Some co-workers at the district assembly were asking what we did to celebrate Thanksgiving and I said that all we did was eat food. They thought this was great but then were curious why I hadn’t grown fat. I told them I tried and that I try every year on Thanksgiving but it somehow doesn’t work. They still didn’t believe me that I ate enough.

Travel Moments I’d like to share…

1. While Jason was deep in a book about the holocaust Joy and I noticed a man selling skin anti-rash cream and we pointed him in Jason’s direction. This confused both Jason and the man and the man told Jason he must be “Loving too much” showing him how he could put the cream in ummm certain places to relieve ummm certain skin problems. Joy and I couldn’t stop laughing. The things you do when waiting for a bus to leave for 3 hours…

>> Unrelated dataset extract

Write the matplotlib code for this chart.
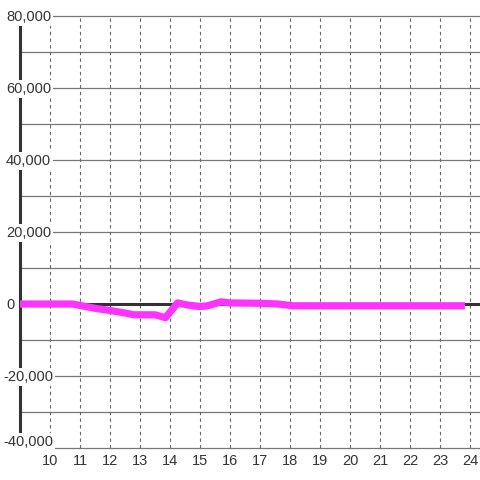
import matplotlib
matplotlib.use('Agg')
import matplotlib.pyplot as plt
import matplotlib.transforms as mtransforms

# hourly data (hour of day, value)
hours = [9.0, 10.75, 11.0, 11.5, 12.0, 12.5, 12.8, 13.0, 13.5, 13.85, 14.25, 14.6,
         15.0, 15.25, 15.7, 16.0, 17.0, 17.6, 18.1, 19.0, 20.0, 21.0, 22.0, 23.0, 23.83]
values = [0, 0, -400, -1200, -1800, -2500, -3000, -3000, -3000, -3800, 300, -300,
          -700, -500, 600, 300, 200, 0, -500, -500, -500, -500, -500, -500, -500]

# axis ticks / labels
x_ticks = list(range(10, 25))
y_grid = list(range(-40000, 80001, 10000))
y_labels = list(range(-40000, 80001, 20000))

plt.rcParams['font.family'] = ['Liberation Sans', 'DejaVu Sans']

fig = plt.figure(figsize=(4.8, 4.8), dpi=100)
ax = fig.add_axes([20 / 480, 32 / 480, 460 / 480, 432 / 480])
ax.set_xlim(9.0, 24.333)
ax.set_ylim(-40000, 80000)
ax.set_xticks([])
ax.set_yticks([])
for s in ['top', 'right', 'bottom']:
    ax.spines[s].set_visible(False)
ax.spines['left'].set_color('#333333')
ax.spines['left'].set_linewidth(2.2)

# grid
for y in y_grid:
    ax.axhline(y, color='#777777', lw=0.9, zorder=1, clip_on=False)
for h in x_ticks:
    ax.axvline(h, color='#666666', lw=0.8, linestyle=(0, (3, 3)), zorder=1)

# zero line
ax.axhline(0, color='#333333', lw=2.2, zorder=2)

# the series
ax.plot(hours, values, color='#ff33ff', lw=5.2, zorder=3,
        solid_joinstyle='round', solid_capstyle='butt')

# y labels, with white boxes over the spine
for v in y_labels:
    xpos = 3 / 480 if v < 0 else 6 / 480
    dy = 6 if v == y_labels[0] else -1   # bottom label sits above its line
    tr = mtransforms.blended_transform_factory(fig.transFigure, ax.transData) + \
        mtransforms.ScaledTranslation(0, dy / 100, fig.dpi_scale_trans)
    ax.text(xpos, v, f"{v:,}", transform=tr, ha='left', va='center',
            fontsize=10.5, color='#333333', zorder=4, clip_on=False,
            bbox=dict(facecolor='white', edgecolor='none', pad=1.5))

# x labels
xtrans = ax.transData + mtransforms.ScaledTranslation(0, -13 / 100, fig.dpi_scale_trans)
for h in x_ticks:
    ax.text(h, -40000, str(h), transform=xtrans, ha='center', va='center',
            fontsize=10.5, color='#333333', clip_on=False)

fig.savefig('out.png', dpi=100)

2. Austin is wrong and you cannot just “guess” in Sudoku.

3. Forget your personal bubble.

4. If the music is too loud to talk you should just dance.

5. Pure water Pure water Pure water

6. I missed Pito

7. It is ok to feel through the tro window if the fan-ice or fan-yogo is frozen before purchasing it.

8. In one tro ride a Ghanaian told Arjun and I that he heard there were gangsters in America….it was an interesting conversation.

9. Buying 3 egg sandwiches is difficult…because really who does that? I do when Jason and joy don’t want to go get one.

10. It is always better to travel with a buddy if only for some entertainment and for group hugs when necessary.

I hope everyone had a great Thanksgiving. I'm thankful for all of the family and friends I have back home always providing me with much needed support. And I’m thankful for being able to have some amazing experiences and amazing people to share them with.